CCE Stockholders Approve Coke Deal

Coca-Cola Chairman Muhtar Kent, left, toasts the deal with Coca-Cola Enterprises Chairman John Brock.
As expected, Coca-Cola Enterprises Inc. shareholders on Friday gave their stamp of approval on the pending $13 billion sale of its North American operations to The Coca-Cola Co. The transaction already has all the required government approvals, so it should close in the coming days, Atlanta-based Coca-Cola Enterprises said.

Coca-Cola Enterprises has information-technology and distribution operations in Louisville. Following the merger, the operations will be folded into The Coca-Cola Co.

Once the deal is complete, Coca-Cola Enterprises (NYSE: CCE) will become an entirely western European business and will go from being the world’s largest Coca-Cola bottler to becoming the world’s third-largest independent bottler of Coca-Cola products.
It also will go from 70,000 employees to 13,000 employees. CCE’s workforce in Atlanta will go from 3,500 employees to about 100. The other 3,400 employees will join Coca-Cola (NYSE: KO).
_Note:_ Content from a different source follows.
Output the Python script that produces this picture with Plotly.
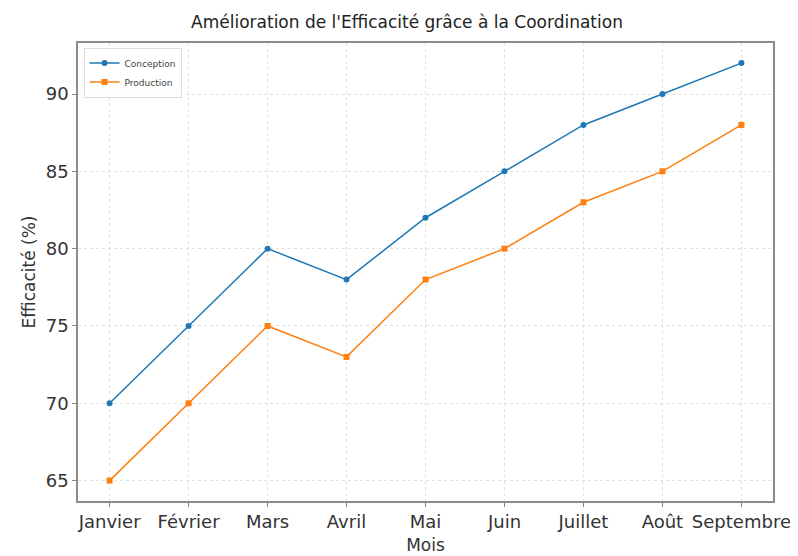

About 10 CCE employees will be transferred to CCE’s European headquarters near London.

“This transaction significantly enhances value for CCE shareowners, while improving the ability of the Coca-Cola system to leverage solid growth opportunities and meet demanding marketplace conditions in both Europe and North America,” said John F. Brock, Coke Enterprises chairman and CEO, in a statement. “... Looking to the future, Europe represents an outstanding platform for long-term, profitable growth, and with the completion of this transaction, we believe New CCE will be well-positioned to build on our consistent track record in these markets.”